Mr. Fryer found that in such situations, officers in Houston were about 20 percent less likely to shoot if the suspects were black. This estimate was not precise, and firmer conclusions would require more data. But in various models controlling for different factors and using different definitions of tense situations, Mr. Fryer found that blacks were either less likely to be shot or there was no difference between blacks and whites.
In a celebratory response to Fryer’s new research, the right-wing news entertainment media is smearing the graves of black people who have been killed by America’s police while simultaneously mocking and deriding the Black Lives Matter movement and its struggle for human dignity. For conservatives, Fryer’s work is also a vindication of their fantastical and delusional belief that systematic and institutional racism against people of color in the United States is largely a myth.
Of course, matters are much more complicated.
Fryer’s research on police use of lethal force is not a definitive rebuttal or wholesale rejection of the racial disparities that exist in how America’s cops treat black people as compared to whites. For example, it does not disprove that the recent video recorded killings of Alton Sterling and Philando Castile were driven by anti-black racism. Fryer’s conclusions, like other research of this type, speak to macro-level societal phenomenon and not every individual case.
While many conservatives are crowing about Fryer’s finding that police may not, in fact, be more likely to use lethal force against black people, they are conveniently refusing to acknowledge how his work provides further evidence of anti-black bias (and casual, day-to-day brutality) by the country’s cops:
The New York Times continues with:
Moreover, the results do not mean that the general public’s perception of racism in policing is misguided. Lethal uses of force are exceedingly rare. There were 1.6 million arrests in Houston in the years Mr. Fryer studied. Officers fired their weapons 507 times. What is far more common are nonlethal uses of force.
In New York City, blacks stopped by the police were about 17 percent more likely to experience use of force, according to stop-and-frisk records kept between 2003 and 2013. (In the later year, a judge ruled that the tactic as employed then was unconstitutional.)
That gap, adjusted for suspect behavior and other factors, was surprisingly consistent across various levels of force. Black suspects were 18 percent more likely to be pushed up against a wall, 16 percent more likely to be handcuffed without being arrested and 18 percent more likely to be pushed to the ground.
Even when the police said that civilians were compliant, blacks experienced more force.
These are the types of daily and cumulative humiliations that logically lead many black Americans to distrust the police, view them as an occupying force that neither protects nor serves people of color, and at the extreme fuels the rage that led Micah Xavier Johnson to shoot 5 police in Dallas, Texas last week.
Social science is cumulative and iterative. For example, Fryer’s conclusions about police use of lethal force will have to be reconciled relative to work by Cody Ross which shows that America’s cops are at least 3 times more likely to shoot unarmed black people than they are unarmed whites.
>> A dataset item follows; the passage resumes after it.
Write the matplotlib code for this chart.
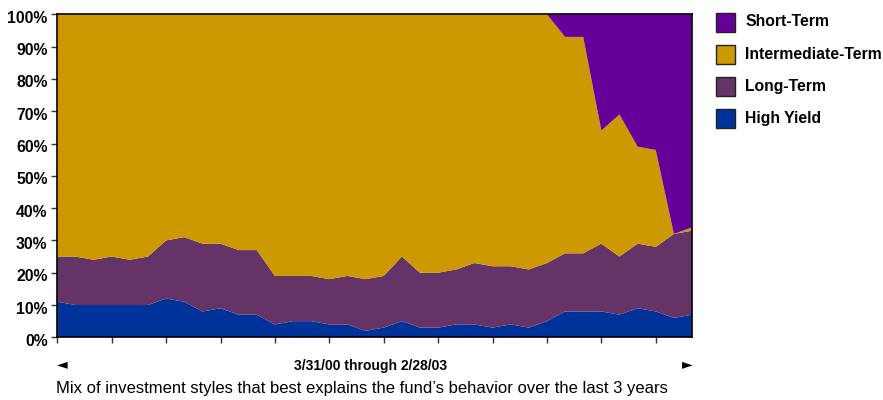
import matplotlib
matplotlib.use("Agg")
import matplotlib.pyplot as plt
import matplotlib.transforms as mtransforms
from matplotlib import font_manager
from matplotlib.patches import Rectangle
import numpy as np

plt.rcParams['font.family'] = ['Liberation Sans', 'DejaVu Sans']
available = {f.name for f in font_manager.fontManager.ttflist}
narrow_family = 'Liberation Sans Narrow' if 'Liberation Sans Narrow' in available else 'Liberation Sans'

# Monthly style mix, 3/31/00 through 2/28/03 (36 months), percent
high_yield = [11, 10, 10, 10, 10, 10, 12, 11, 8, 9, 7, 7, 4, 5, 5, 4, 4, 2,
              3, 5, 3, 3, 4, 4, 3, 4, 3, 5, 8, 8, 8, 7, 9, 8, 6, 7]
long_term = [14, 15, 14, 15, 14, 15, 18, 20, 21, 20, 20, 20, 15, 14, 14, 14, 15, 16,
             16, 20, 17, 17, 17, 19, 19, 18, 18, 18, 18, 18, 21, 18, 20, 20, 26, 26]
short_term = [0] * 28 + [7, 7, 36, 31, 41, 42, 68, 66]
intermediate = [100 - h - l - s for h, l, s in zip(high_yield, long_term, short_term)]

series_names = ["High Yield", "Long-Term", "Intermediate-Term", "Short-Term"]
series_colors = ["#003399", "#663366", "#CC9900", "#660099"]
y_ticks = [0, 10, 20, 30, 40, 50, 60, 70, 80, 90, 100]
y_tick_labels = [f"{v}%" for v in y_ticks]
x_label = "3/31/00 through 2/28/03"
caption = "Mix of investment styles that best explains the fund\u2019s behavior over the last 3 years"

fig = plt.figure(figsize=(8.83, 4.0), dpi=100)
ax = fig.add_axes([57.3 / 883, 1 - 337.3 / 400, (692 - 57.3) / 883, (337.3 - 14.3) / 400])

x = np.arange(len(high_yield))
ax.stackplot(x, high_yield, long_term, intermediate, short_term,
             colors=series_colors, linewidth=0)

ax.set_xlim(0, len(x) - 1)
ax.set_ylim(0, 100)
ax.set_yticks(y_ticks)
ax.set_yticklabels(y_tick_labels, fontsize=11.3, fontweight='bold')
ax.set_xticks(np.arange(0, len(x), 3))
ax.set_xticklabels([])
ax.tick_params(axis='y', length=4, width=1, color='#333333', pad=3)
ax.tick_params(axis='x', length=4, width=1, color='#333333')
offset = mtransforms.ScaledTranslation(0, -2.5 / 100, fig.dpi_scale_trans)
for lab in ax.get_yticklabels():
    lab.set_transform(lab.get_transform() + offset)
for sp in ax.spines.values():
    sp.set_color('black')
    sp.set_linewidth(1.2)

# bottom annotations
fig.text(62 / 883, 1 - 364 / 400, "\u25C4", fontsize=10, ha='center', va='center', family=['DejaVu Sans'])
fig.text(687 / 883, 1 - 364 / 400, "\u25BA", fontsize=10, ha='center', va='center', family=['DejaVu Sans'])
if narrow_family == 'Liberation Sans Narrow':
    fig.text(371 / 883, 1 - 366 / 400, x_label, fontsize=11.5, fontweight='bold', ha='center',
             va='center', family=[narrow_family, 'DejaVu Sans'])
else:
    fig.text(371 / 883, 1 - 366 / 400, x_label, fontsize=10, fontweight='bold', ha='center', va='center')
fig.text(56 / 883, 1 - 389 / 400, caption, fontsize=12, ha='left', va='center')

# legend (top to bottom: Short, Intermediate, Long, High Yield)
legend_order = [3, 2, 1, 0]
for row, idx in enumerate(legend_order):
    yc = 22 + row * 32.2
    fig.patches.append(Rectangle((716 / 883, 1 - (yc + 9.5) / 400), 19 / 883, 19 / 400,
                                 transform=fig.transFigure, facecolor=series_colors[idx],
                                 edgecolor='#222222', linewidth=1.0))
    fig.text(745 / 883, 1 - yc / 400, series_names[idx], fontsize=11.3, fontweight='bold',
             ha='left', va='center')

fig.savefig("out.png", dpi=100)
Likewise, social psychologists and others have demonstrated that subconscious racism-implicit bias influences police to shoot black people faster than whites.
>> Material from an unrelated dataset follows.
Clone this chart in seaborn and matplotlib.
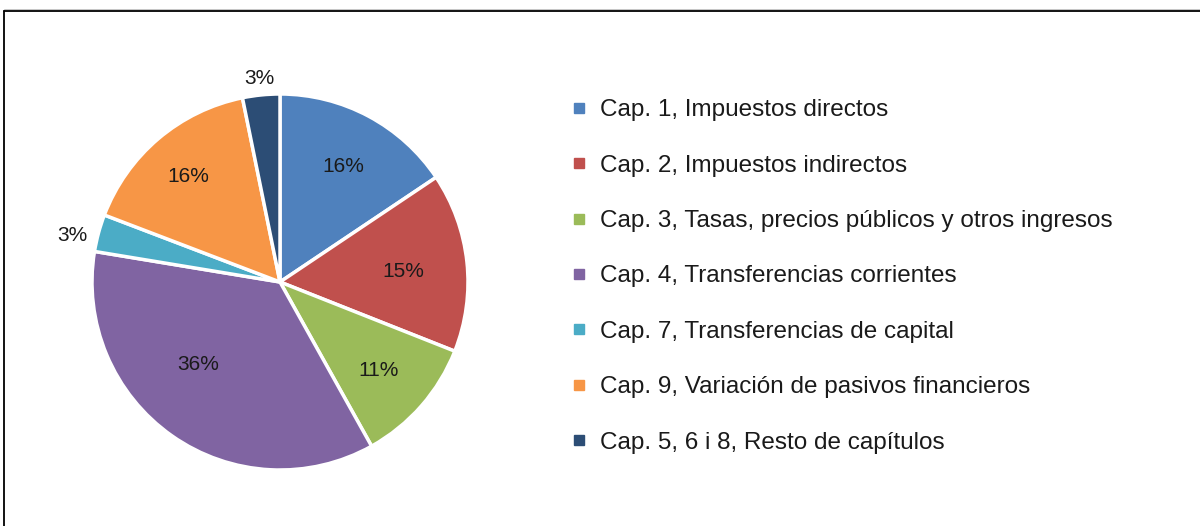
import numpy as np
import matplotlib
matplotlib.use("Agg")
import matplotlib.pyplot as plt
from matplotlib.lines import Line2D
import seaborn as sns

categories = [
    "Cap. 1, Impuestos directos",
    "Cap. 2, Impuestos indirectos",
    "Cap. 3, Tasas, precios públicos y otros ingresos",
    "Cap. 4, Transferencias corrientes",
    "Cap. 7, Transferencias de capital",
    "Cap. 9, Variación de pasivos financieros",
    "Cap. 5, 6 i 8, Resto de capítulos",
]
shares = [15.6, 15.4, 10.9, 35.7, 3.2, 16.0, 3.2]
colors = ["#4F81BD", "#C0504D", "#9BBB59", "#8064A2", "#4BACC6", "#F79646", "#2C4D75"]
label_dist = [0.71, 0.66, 0.70, 0.61, 1.135, 0.75, 1.10]
label_turn = [0.0, 0.0, 0.0, -10.6, 1.8, 0.0, 0.0]

sns.set_theme(style="white")
plt.rcParams['font.family'] = ['Liberation Sans', 'DejaVu Sans']
text_color = "#1a1a1a"

W, H = 1200, 526
fig = plt.figure(figsize=(W / 100, H / 100), dpi=100)
fig.patch.set_facecolor("white")

cx, cy, r = 280, 282, 188
ax = fig.add_axes([(cx - r) / W, (H - cy - r) / H, 2 * r / W, 2 * r / H])
wedges, _ = ax.pie(shares, colors=colors, startangle=90, counterclock=False,
                   radius=1, wedgeprops=dict(edgecolor="white", linewidth=2.5))
ax.set_xlim(-1, 1)
ax.set_ylim(-1, 1)
ax.set_aspect("equal")
ax.axis("off")

total = sum(shares)
start = 90.0
for v, d, t in zip(shares, label_dist, label_turn):
    span = 360.0 * v / total
    mid = np.deg2rad(start - span / 2 + t)
    start -= span
    ax.text(d * np.cos(mid), d * np.sin(mid) - 0.012, f"{round(v / total * 100):.0f}%",
            ha="center", va="center", fontsize=15, color=text_color, clip_on=False)

handles = [Line2D([0], [0], marker="s", linestyle="none", markersize=7,
                  markerfacecolor=c, markeredgecolor=c) for c in colors]
fig.legend(handles, categories, loc="upper left",
           bbox_to_anchor=(560 / W, 1 - 87 / H), frameon=False,
           fontsize=17.5, labelcolor=text_color, handlelength=0.55,
           handletextpad=0.6, labelspacing=1.375, borderpad=0)

# chart frame
fig.add_artist(Line2D([4 / W, 1], [1 - 11 / H, 1 - 11 / H], transform=fig.transFigure,
                      color="black", linewidth=1.3))
fig.add_artist(Line2D([4 / W, 4 / W], [0, 1 - 11 / H], transform=fig.transFigure,
                      color="black", linewidth=1.3))
fig.add_artist(Line2D([4 / W, 1], [1 - 9 / H, 1 - 9 / H], transform=fig.transFigure,
                      color="#bbbbbb", linewidth=0.6))

fig.savefig("out.png", dpi=100, facecolor="white")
If Fryer’s conclusions are correct, then while police may be less willing to use lethal force against a black person in a given encounter, there are so many encounters because of racial profiling or other causes that the country’s police are still killing black people at much higher rates than whites.
These disparities in use of force cannot be explained away by the argument that blacks disproportionately live in high crime areas or supposedly commit crimes at a higher rate than whites, thus the likelihood of negative police encounters are substantially increased.
There will be other interventions made as well. How representative of the United States as a whole was Fryer’s sample of cases? Was there a type of social desirability or selection bias at work, where those police departments whose officers are most likely to use lethal force against black people declined to share their data? These questions are not the fault of Professor Fryer, but rather a function of how America’s police departments are not required to accurately and consistently report the number of people they kill to the federal government and general public.
And ultimately, police thuggery and violence cannot be decoupled from the documented racism and discrimination of the broader criminal justice system, and how America’s police have historically been enforcers of white supremacy. This is the social and political context that any serious discussion of anti-black and anti-brown violence by police in the United States must grapple.
Denzel Washington, in his Oscar-winning performance as corrupt Los Angeles police officer Alonzo Harris in the movie "Training Day" tells Jake Hoyt that, “It's not what you know; it's what you can prove”. Professor Roland Fryer’s new work is so very important because America’s police departments cannot be properly reformed unless the facts are known—and yes, “common sense” assumptions about race, policing, and the law are challenged.
Once we understand the nature of the problem it can fixed. Anything less will bring sub-optimal results.